No question has been raised as to the impropriety of the legislative delegation of the powers given to the board aside from the alleged conflict with article III, sec. 20, and so it suffices to point out that, under the decided cases, no invalidity exists on that score. See Equitable Loan Society, Inc., et al. v. Bell, Secretary of Banking, et al., 339 Pa. 449, 461 (1940), appeal dismissed, 311 U. S. 621 (1940); Kellerman v. Philadelphia, 139 Pa. Superior Ct. 569, 574, 575 (1940) (“The legislature constitutionally may refer to a person or body of persons, within limits, set by the terms, purpose, or policy of the enactment, or by recognized scientific findings in various fields, the independent determination of facts upon which the application or enforcement of the law is to depend.”), and cases cited and discussed therein.
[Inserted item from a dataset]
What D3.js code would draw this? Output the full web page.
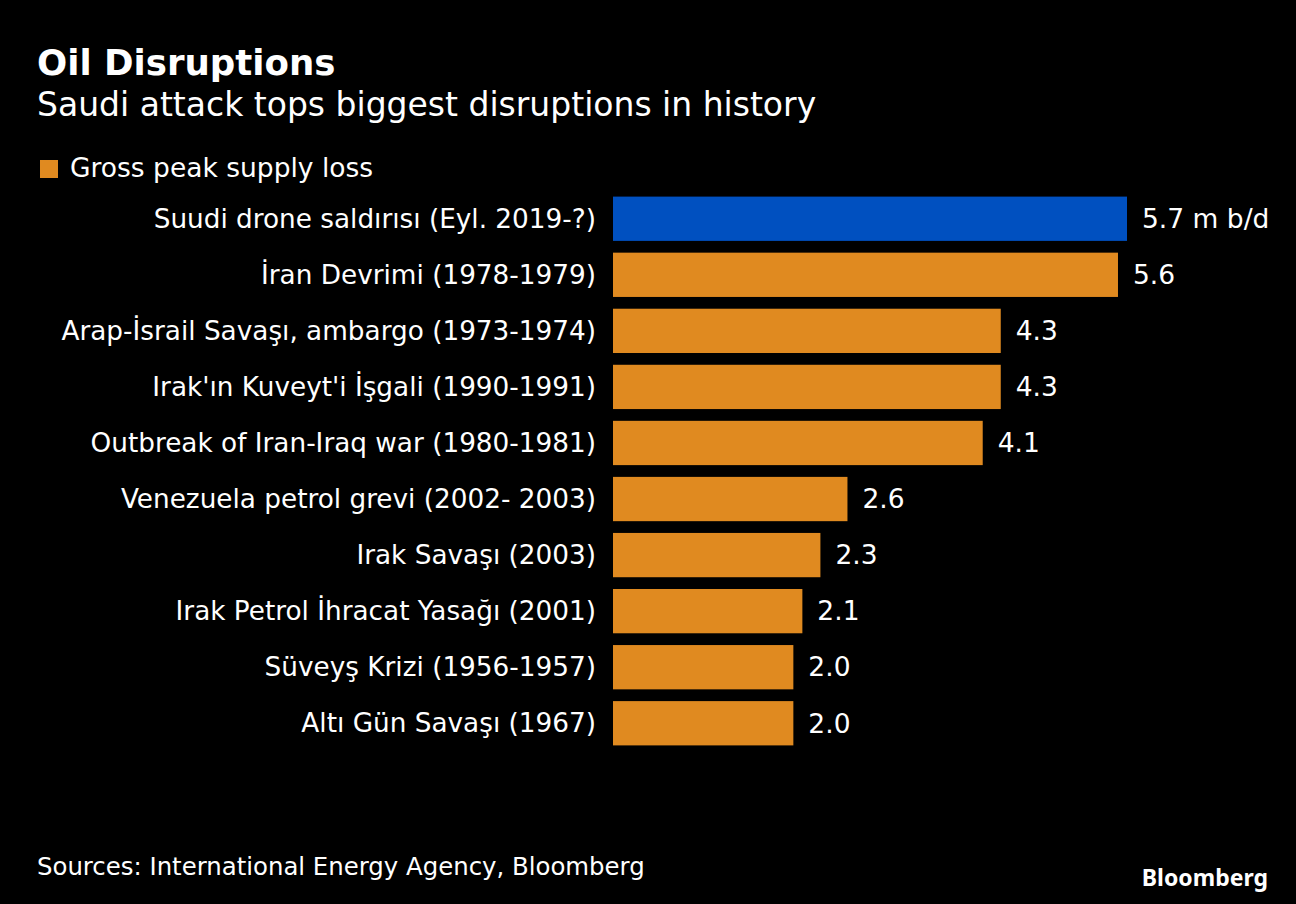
<!DOCTYPE html>
<html><head><meta charset="utf-8">
<script src="https://cdn.jsdelivr.net/npm/d3@7"></script>
<style>body{margin:0;background:#000}text{font-family:"DejaVu Sans",sans-serif;fill:#fff}</style>
</head><body><div id="chart"></div>
<script>
var labels = ["Suudi drone saldırısı (Eyl. 2019-?)","İran Devrimi (1978-1979)","Arap-İsrail Savaşı, ambargo (1973-1974)","Irak'ın Kuveyt'i İşgali (1990-1991)","Outbreak of Iran-Iraq war (1980-1981)","Venezuela petrol grevi (2002- 2003)","Irak Savaşı (2003)","Irak Petrol İhracat Yasağı (2001)","Süveyş Krizi (1956-1957)","Altı Gün Savaşı (1967)"];
var values = [5.7,5.6,4.3,4.3,4.1,2.6,2.3,2.1,2.0,2.0];
var valueLabels = ["5.7 m b/d","5.6","4.3","4.3","4.1","2.6","2.3","2.1","2.0","2.0"];

var W = 1296, H = 904;
var svg = d3.select("#chart").append("svg").attr("width", W).attr("height", H)
  .style("background", "#000");

var x = d3.scaleLinear().domain([0, 5.7]).range([613, 1127]);
var y = d3.scaleBand().domain(d3.range(labels.length)).range([191, 751]).paddingInner(0.21).paddingOuter(0.1);

svg.append("text").attr("x", 37).attr("y", 75).style("font-size", "35.6px").style("font-weight", "bold").text("Oil Disruptions");
svg.append("text").attr("x", 37).attr("y", 116).style("font-size", "33px").text("Saudi attack tops biggest disruptions in history");
svg.append("rect").attr("x", 40).attr("y", 160).attr("width", 18).attr("height", 18).attr("fill", "#E08A20");
svg.append("text").attr("x", 70).attr("y", 177).style("font-size", "26.5px").text("Gross peak supply loss");

var rows = svg.selectAll("g.row").data(values).enter().append("g").attr("class", "row");
rows.append("rect")
  .attr("x", x(0)).attr("y", function(d, i) { return y(i); })
  .attr("width", function(d) { return x(d) - x(0); })
  .attr("height", y.bandwidth())
  .attr("fill", function(d, i) { return i == 0 ? "#0050C0" : "#E08A20"; });
rows.append("text")
  .attr("x", 596).attr("y", function(d, i) { return y(i) + y.bandwidth() / 2; })
  .attr("dy", "0.35em").attr("text-anchor", "end").style("font-size", "26.3px")
  .text(function(d, i) { return labels[i]; });
rows.append("text")
  .attr("x", function(d) { return x(d) + 15; }).attr("y", function(d, i) { return y(i) + y.bandwidth() / 2; })
  .attr("dy", "0.35em").style("font-size", "26.5px")
  .text(function(d, i) { return valueLabels[i]; });

svg.append("text").attr("x", 37).attr("y", 875).style("font-size", "24.4px").text("Sources: International Energy Agency, Bloomberg");
svg.append("text").attr("x", 1268).attr("y", 886).attr("text-anchor", "end").style("font-family", "'Noto Sans', sans-serif").style("font-size", "23px").style("font-weight", "bold").text("Bloomberg");
</script></body></html>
Section 4 of the act provides that the members of the board shall receive the sum of $10 for each day or session actually employed in carrying out the duties provided for by the provisions of the act.

Tbe Vehicle Code of May 1, 1929, P. L. 905, as amended by the Act of June 29, 1937, P. L. 2329, makes no provision for an appeal by the operator of a motor vehicle from the action of the Secretary of Revenue in the ease of a revocation, as distinguished from a suspension, of a license: Brennan’s Case, 344 Pa. 209 (1942).
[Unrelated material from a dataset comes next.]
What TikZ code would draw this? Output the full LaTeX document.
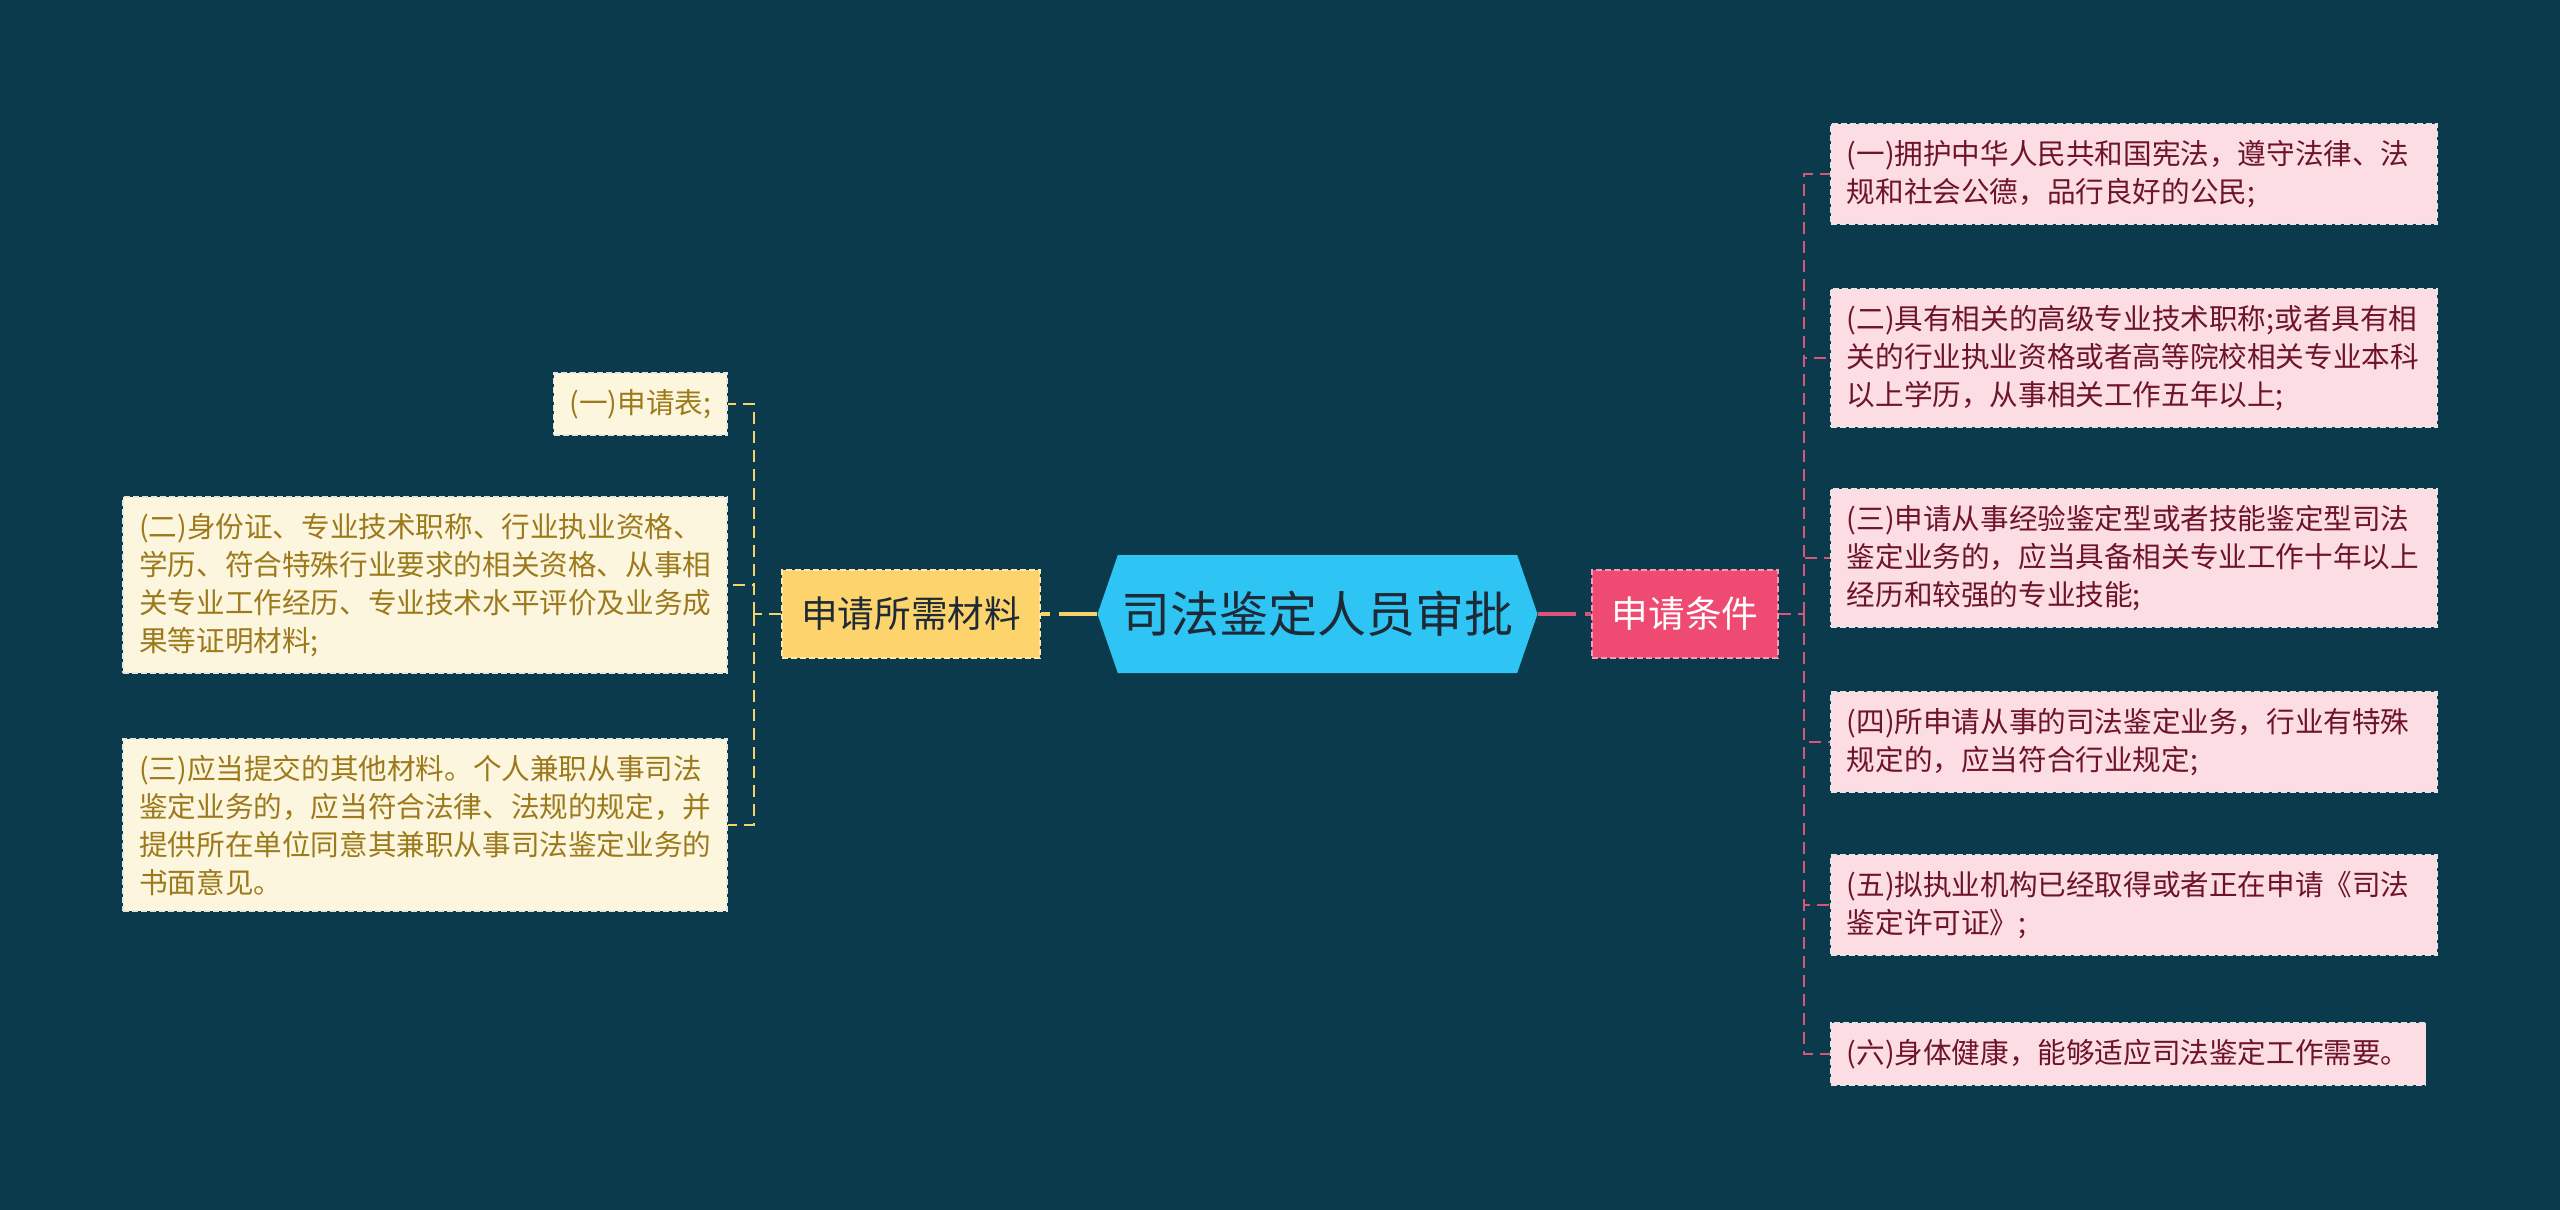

Strict adherence to legal rules of evidence is not necessary or desirable. See Davis, “An Approach to Problems of Evidence in the Administrative Process” (1942), 55 Harvard Law. Rev. 364.
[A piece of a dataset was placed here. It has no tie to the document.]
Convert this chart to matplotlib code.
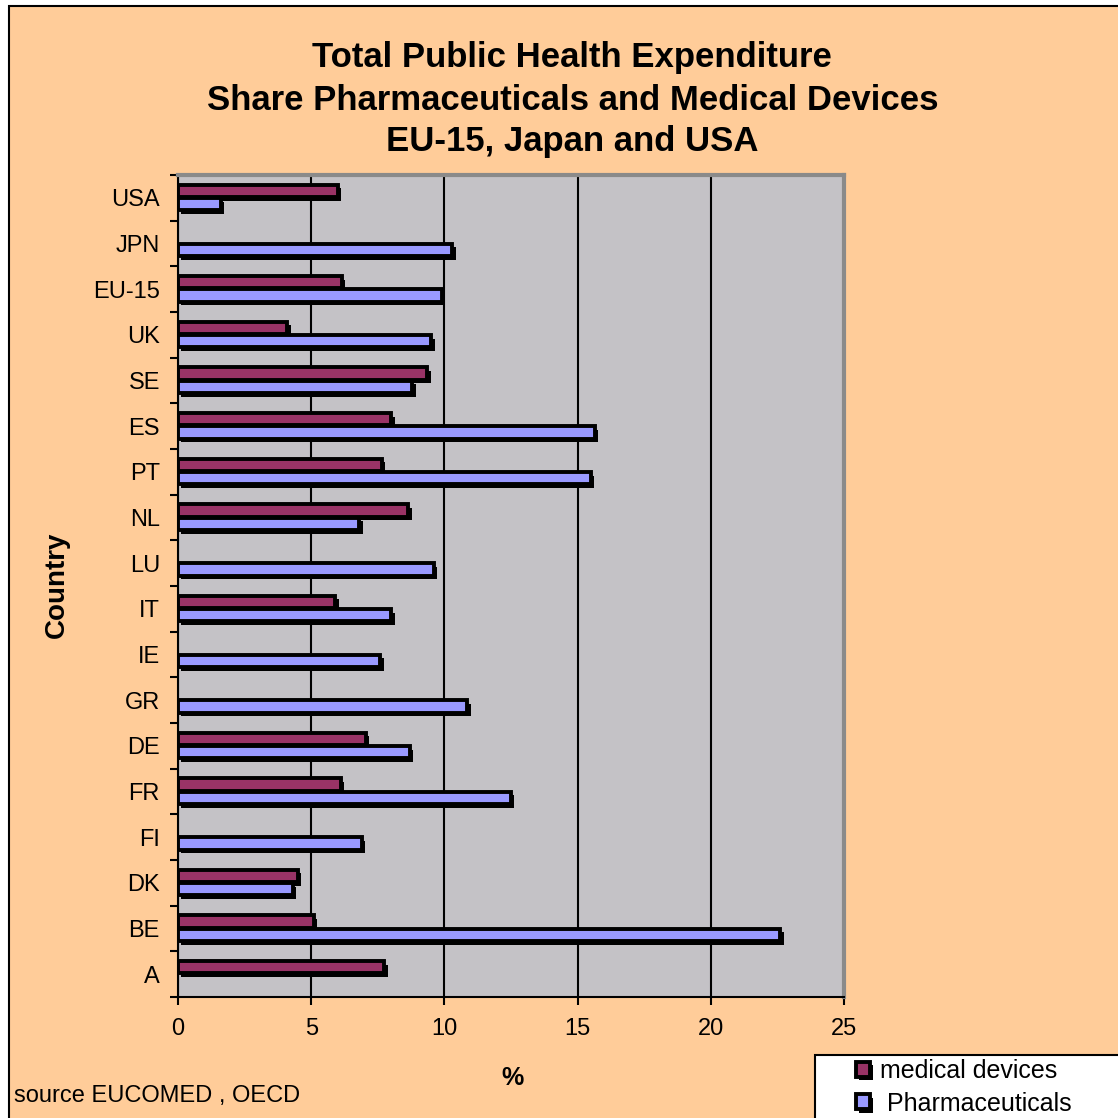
import matplotlib
matplotlib.use('Agg')
import matplotlib.pyplot as plt
import matplotlib.patheffects as pe
from matplotlib.patches import Rectangle
import numpy as np

plt.rcParams['font.family'] = ['Liberation Sans', 'DejaVu Sans']

# countries from bottom to top, NaN where no figure was reported
countries = ['A', 'BE', 'DK', 'FI', 'FR', 'DE', 'GR', 'IE', 'IT',
             'LU', 'NL', 'PT', 'ES', 'SE', 'UK', 'EU-15', 'JPN', 'USA']
medical_devices = [7.75, 5.1, 4.5, np.nan, 6.1, 7.05, np.nan, np.nan, 5.9,
                   np.nan, 8.65, 7.65, 8.0, 9.35, 4.1, 6.15, np.nan, 6.0]
pharmaceuticals = [np.nan, 22.6, 4.3, 6.9, 12.5, 8.7, 10.85, 7.6, 8.0,
                   9.6, 6.8, 15.5, 15.65, 8.8, 9.5, 9.9, 10.3, 1.6]
xticks = [0, 5, 10, 15, 20, 25]

peach = '#FFCC99'
plot_bg = '#C4C2C6'
col_md = '#993366'
col_ph = '#9999FF'

fig = plt.figure(figsize=(11.18, 11.18), dpi=100, facecolor='white')
# chart area with its thin black frame
fig.patches.append(Rectangle((9 / 1118, -0.1), 1.2, 1.1 - 6 / 1118,
                             transform=fig.transFigure, facecolor=peach,
                             edgecolor='black', linewidth=1.5, zorder=-5))

ax = fig.add_axes([178 / 1118, 1 - 997 / 1118, 666 / 1118, 822 / 1118])
ax.set_facecolor(plot_bg)

y = np.arange(len(countries))
h = 0.27
shadow = [pe.SimplePatchShadow(offset=(2.5, -2.5), shadow_rgbFace='black', alpha=1),
          pe.Normal()]
md = ax.barh(y + 0.15, medical_devices, height=h, color=col_md,
             edgecolor='black', linewidth=2.8, zorder=3, label='medical devices')
ph = ax.barh(y - 0.14, pharmaceuticals, height=h, color=col_ph,
             edgecolor='black', linewidth=2.8, zorder=3, label=' Pharmaceuticals')
for bar in list(md) + list(ph):
    bar.set_path_effects(shadow)

ax.set_xlim(0, 25)
ax.set_ylim(-0.5, len(countries) - 0.5)
ax.set_xticks(xticks)
ax.set_yticks(y)
ax.set_yticklabels(countries)
ax.set_yticks(np.arange(-0.5, len(countries)), minor=True)
ax.tick_params(axis='y', which='major', length=0, labelsize=17, pad=13)
ax.tick_params(axis='y', which='minor', length=6, width=1.5)
ax.tick_params(axis='x', length=6, width=1.5, labelsize=17, pad=9)
ax.xaxis.grid(True, color='black', linewidth=1.5, zorder=1)
ax.set_axisbelow(True)

for side in ['left', 'bottom']:
    ax.spines[side].set_color('black')
    ax.spines[side].set_linewidth(1.5)
for side in ['top', 'right']:
    ax.spines[side].set_color('#8A8A8A')
    ax.spines[side].set_linewidth(3)

fig.text(0.512, 1 - 57 / 1118, 'Total Public Health Expenditure',
         ha='center', va='center', fontsize=25, fontweight='bold')
fig.text(0.512, 1 - 100 / 1118, 'Share Pharmaceuticals and Medical Devices',
         ha='center', va='center', fontsize=25, fontweight='bold')
fig.text(0.512, 1 - 141 / 1118, 'EU-15, Japan and USA',
         ha='center', va='center', fontsize=25, fontweight='bold')

fig.text(57 / 1118, 1 - 585 / 1118, 'Country', rotation=90, ha='center',
         va='center', fontsize=20, fontweight='bold')
fig.text(512 / 1118, 1 - 1078 / 1118, '%', ha='center', va='center',
         fontsize=18, fontweight='bold')
fig.text(14 / 1118, 1 - 1096 / 1118, 'source EUCOMED , OECD', ha='left',
         va='center', fontsize=17)

# white legend box running off the lower right corner
fig.patches.append(Rectangle((815 / 1118, -0.05), 0.4, 0.05 + 63 / 1118,
                             transform=fig.transFigure, facecolor='white',
                             edgecolor='black', linewidth=1.5, zorder=5))
leg = fig.legend(handles=[md, ph], loc='upper left',
                 bbox_to_anchor=(856 / 1118, 1 - 1059 / 1118), fontsize=18,
                 frameon=False, handlelength=0.55, handleheight=0.55,
                 handletextpad=0.4, borderpad=0, labelspacing=0.35,
                 borderaxespad=0)
leg.set_zorder(6)

fig.savefig('out.png', dpi=100, facecolor=fig.get_facecolor())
The board took the position that it was no concern of its that entry could not be gained to make the corrections. But while the board does not itself have the function or power of taking steps to force occupants to permit changes on their premises necessary to public health, the department of health, with which it works in close association, does have such power: Act of June 7, 1911, P. L. 680, sec. 65, 53 PS §4152.